If that were entirely true, you would never receive garbled P25, yet it happens. I guess I am going to have to try some experiments for you.
Experiment away, but I'm telling you from a protocol standpoint your hypothesis that random data can be mistaken for AMBE codewords is just not possible. Clearly you shouldn't take my word for it, but go read TIA-102 (as I have done for many hours while working on op25) and understand how the numerous layers of FEC are applied to their respective payloads, then tell me how the firmware in the receiver could even begin to think it has valid data that should be sent for playback.

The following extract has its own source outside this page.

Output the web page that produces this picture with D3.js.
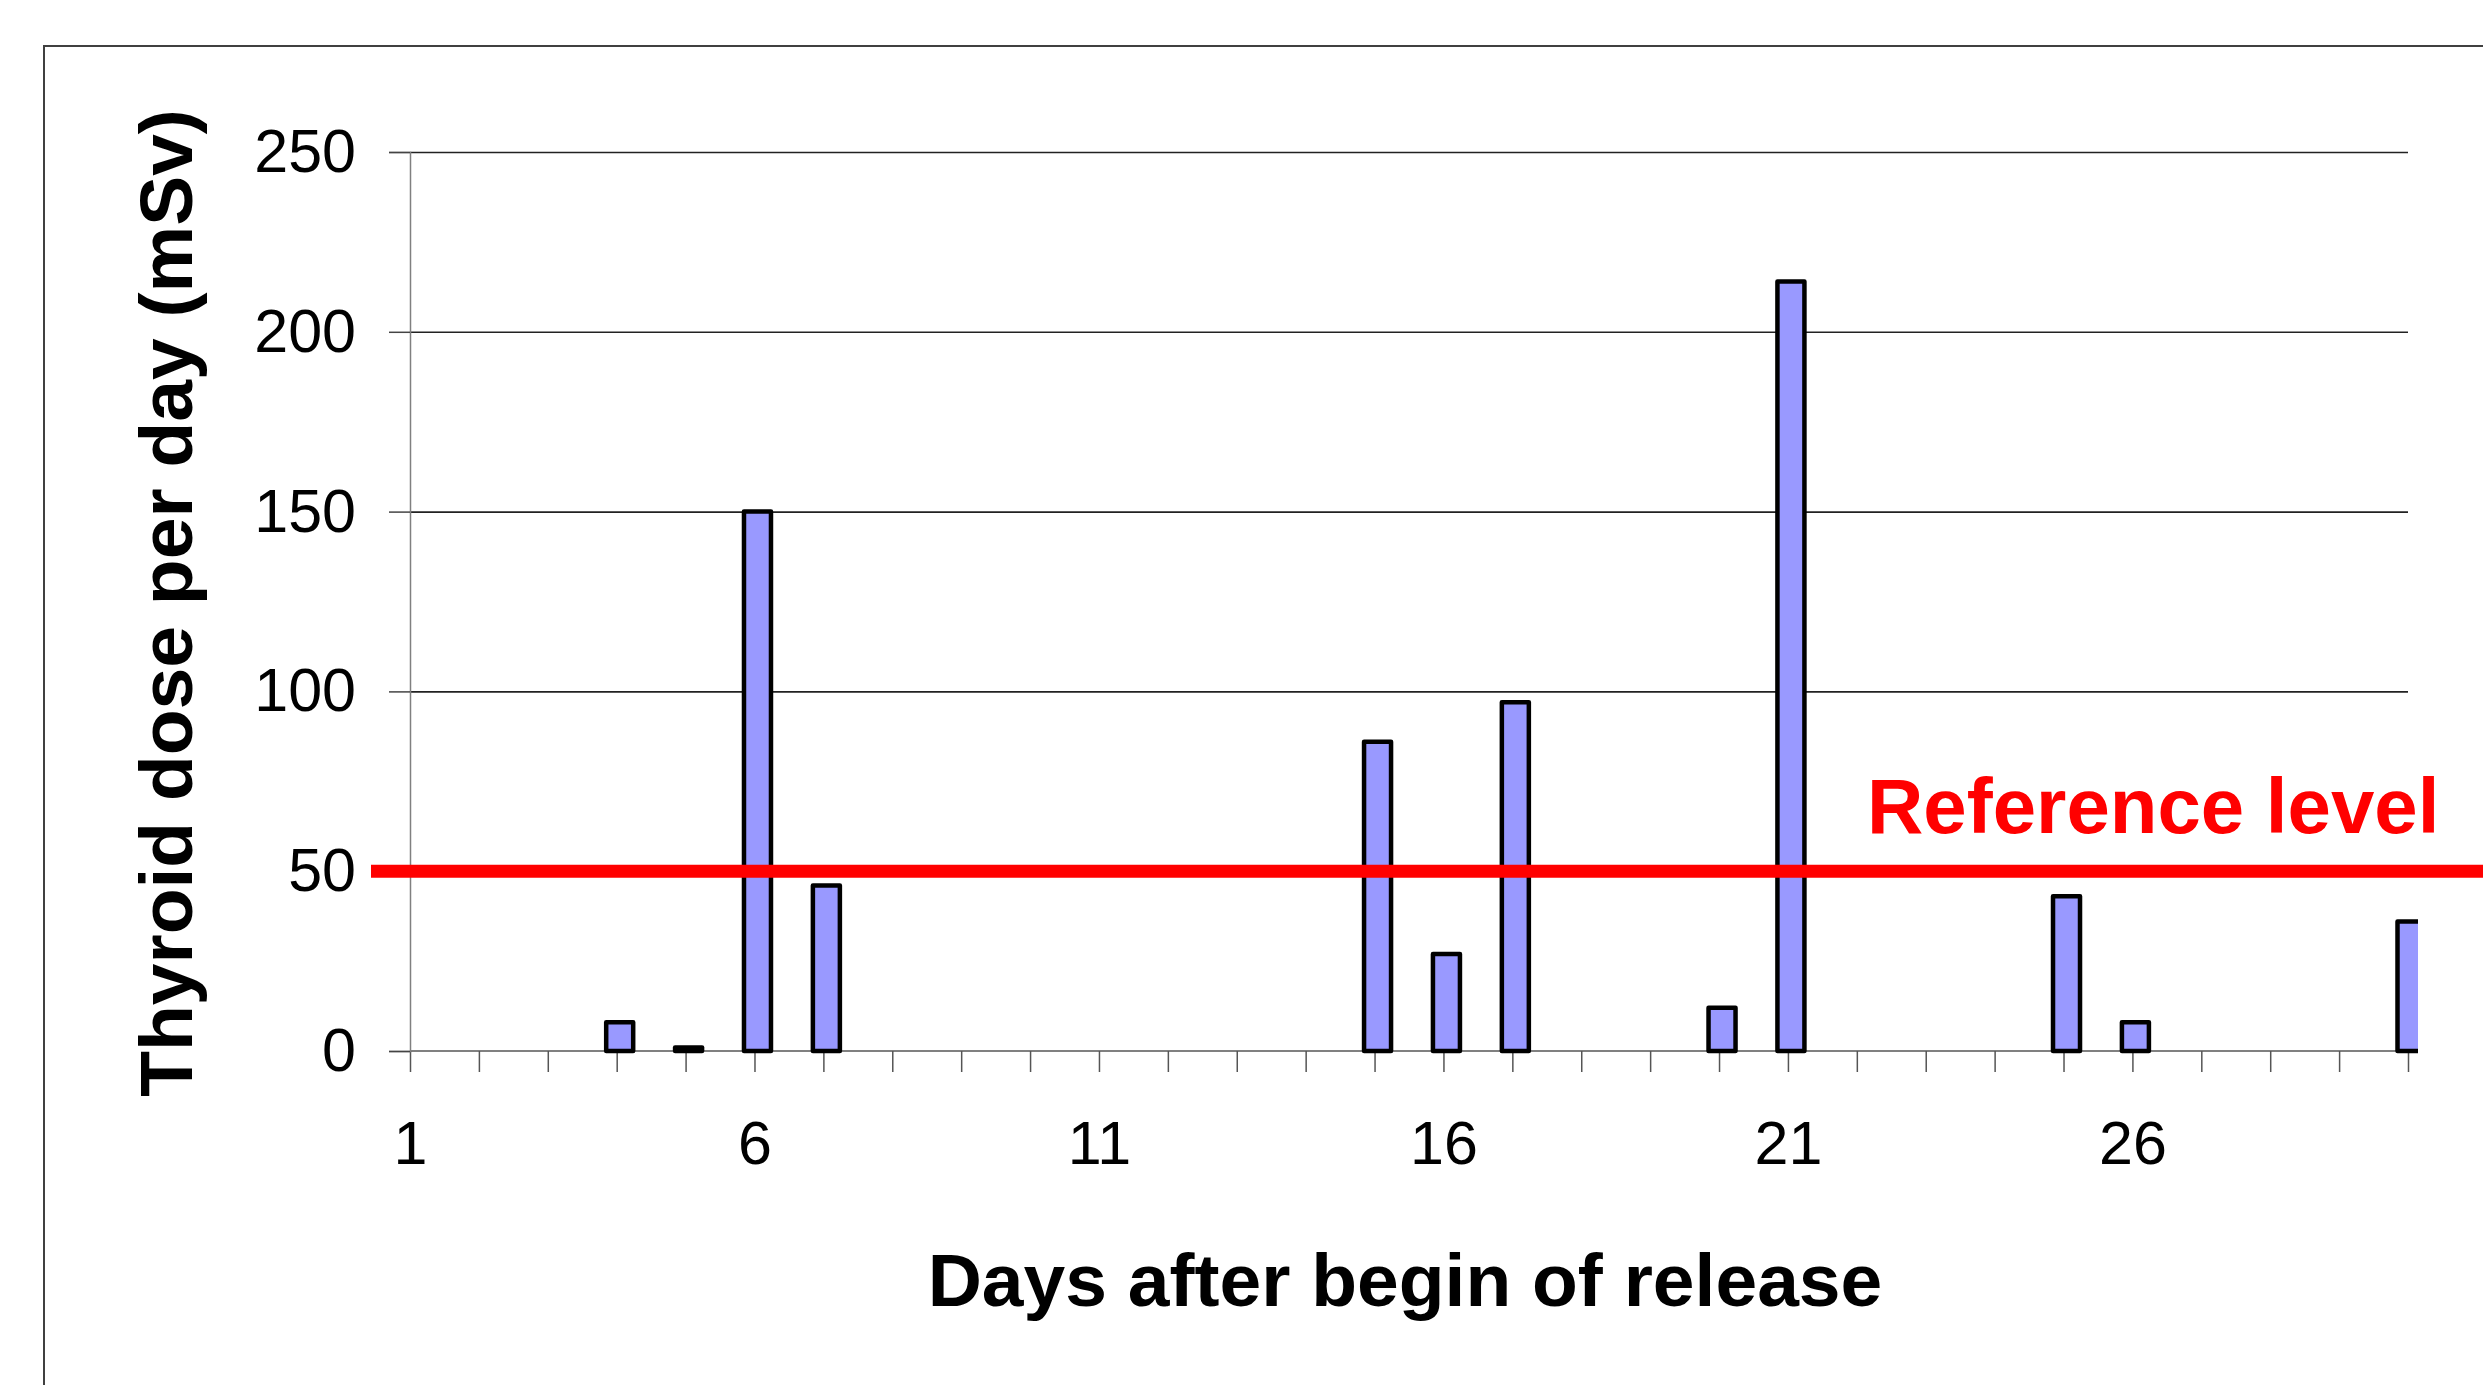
<!DOCTYPE html>
<html>
<head>
<meta charset="utf-8">
<script src="https://cdn.jsdelivr.net/npm/d3@7"></script>
<style>
  body { margin: 0; background: #fff; }
  text { font-family: "Liberation Sans", Arial, sans-serif; }
</style>
</head>
<body>
<div id="chart"></div>
<script>
const days = [1, 2, 3, 4, 5, 6, 7, 8, 9, 10, 11, 12, 13, 14, 15,
              16, 17, 18, 19, 20, 21, 22, 23, 24, 25, 26, 27, 28, 29, 30];
const dose = [0, 0, 0, 8, 1, 150, 46, 0, 0, 0, 0, 0, 0, 0, 86,
              27, 97, 0, 0, 12, 214, 0, 0, 0, 43, 8, 0, 0, 0, 36];
const yTicks = [0, 50, 100, 150, 200, 250];
const xLabelDays = [1, 6, 11, 16, 21, 26];
const referenceLevel = 50;

const W = 2483, H = 1385;
const plot = { left: 410, right: 2408, top: 152, bottom: 1051 };

const dataset = days.map((d, i) => ({ day: d, value: dose[i] }));

const svg = d3.select("#chart").append("svg")
    .attr("width", W)
    .attr("height", H);

// outer frame (cropped on right and bottom)
svg.append("rect")
    .attr("x", 44).attr("y", 46)
    .attr("width", W).attr("height", H)
    .attr("fill", "none")
    .attr("stroke", "#404040")
    .attr("stroke-width", 2);

const x = d3.scalePoint()
    .domain(days)
    .range([plot.left, plot.right]);

const y = d3.scaleLinear()
    .domain([0, 250])
    .range([plot.bottom, plot.top]);

const barW = 27;
const barShift = 3;

// gridlines
svg.append("g")
    .attr("transform", `translate(${plot.left},0)`)
    .call(d3.axisLeft(y).tickValues(yTicks.slice(1)).tickSize(-(plot.right - plot.left)).tickFormat(""))
    .call(g => g.select(".domain").remove())
    .selectAll("line")
    .attr("stroke", "#222")
    .attr("stroke-width", 1.6);

svg.append("defs").append("clipPath")
    .attr("id", "plotclip")
    .append("rect")
    .attr("x", plot.left).attr("y", 0)
    .attr("width", plot.right + 10 - plot.left)
    .attr("height", plot.bottom + 10);

// x axis (drawn before bars so bars sit on top)
const xAxis = svg.append("g")
    .attr("transform", `translate(0,${plot.bottom})`)
    .call(d3.axisBottom(x).tickValues(days).tickSize(21).tickPadding(49)
        .tickFormat(d => xLabelDays.includes(d) ? d : ""));
xAxis.select(".domain")
    .attr("d", `M${plot.left},0H${plot.right}`)
    .attr("stroke", "#808080").attr("stroke-width", 2);
xAxis.selectAll("line").attr("stroke", "#555").attr("stroke-width", 1.5);
xAxis.selectAll("text")
    .style("font-size", "61px")
    .style("font-family", "'Liberation Sans', Arial, sans-serif")
    .attr("fill", "#000");

// bars
svg.append("g")
    .attr("clip-path", "url(#plotclip)")
    .selectAll(".bar")
    .data(dataset.filter(d => d.value > 0))
    .enter()
    .append("rect")
    .attr("class", "bar")
    .attr("x", d => x(d.day) - barW / 2 + barShift)
    .attr("y", d => y(d.value))
    .attr("width", barW)
    .attr("height", d => y(0) - y(d.value))
    .attr("fill", "#9999FF")
    .attr("stroke", "#000")
    .attr("stroke-width", 4.5)
    .attr("stroke-linejoin", "round");

// y axis
const yAxis = svg.append("g")
    .attr("transform", `translate(${plot.left},0)`)
    .call(d3.axisLeft(y).tickValues(yTicks).tickSize(21).tickPadding(33));
yAxis.select(".domain").attr("stroke", "#808080").attr("stroke-width", 1.5);
yAxis.selectAll("line").attr("stroke", "#444").attr("stroke-width", 1.5);
yAxis.selectAll("text")
    .style("font-size", "61px")
    .style("font-family", "'Liberation Sans', Arial, sans-serif")
    .attr("fill", "#000");

// reference level line
svg.append("line")
    .attr("x1", 371).attr("x2", W)
    .attr("y1", y(referenceLevel)).attr("y2", y(referenceLevel))
    .attr("stroke", "#FF0000")
    .attr("stroke-width", 13);

svg.append("text")
    .attr("x", 1867)
    .attr("y", 833)
    .style("font-size", "78px")
    .style("font-weight", "bold")
    .attr("fill", "#FF0000")
    .text("Reference level");

// axis titles
svg.append("text")
    .attr("x", 1405)
    .attr("y", 1306)
    .attr("text-anchor", "middle")
    .style("font-size", "75px")
    .style("font-weight", "bold")
    .attr("fill", "#000")
    .text("Days after begin of release");

svg.append("text")
    .attr("transform", `translate(192,603) rotate(-90)`)
    .attr("text-anchor", "middle")
    .style("font-size", "75px")
    .style("font-weight", "bold")
    .attr("fill", "#000")
    .text("Thyroid dose per day (mSv)");
</script>
</body>
</html>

Garbled playback happens very rarely on a subscriber radio because they have better demodulators and first class FEC handling. At the opposite end of the spectrum, traditional consumer scanners do a horrible job and spit out garbled audio frequently because the do the least well at demodulating the signals and spend little to no effort on FEC handling. Somewhere in the middle are the various SDR packaged (DSD+, OP25, Trunk Recorder,...) and products like the Unication G-series pagers which make an honest effort to get things decoded properly. When garbled audio does work through those devices, it is either the result of the frame having bit errors in the non-error checked portion of the codewords, or attempting to play back encrypted traffic as if it were unencrypted. It is also possible under marginal signal conditions for frames to only successfully being decoded intermittently, leaving the failed frames in between to be either muted or excessively frame-repeated using prior good data.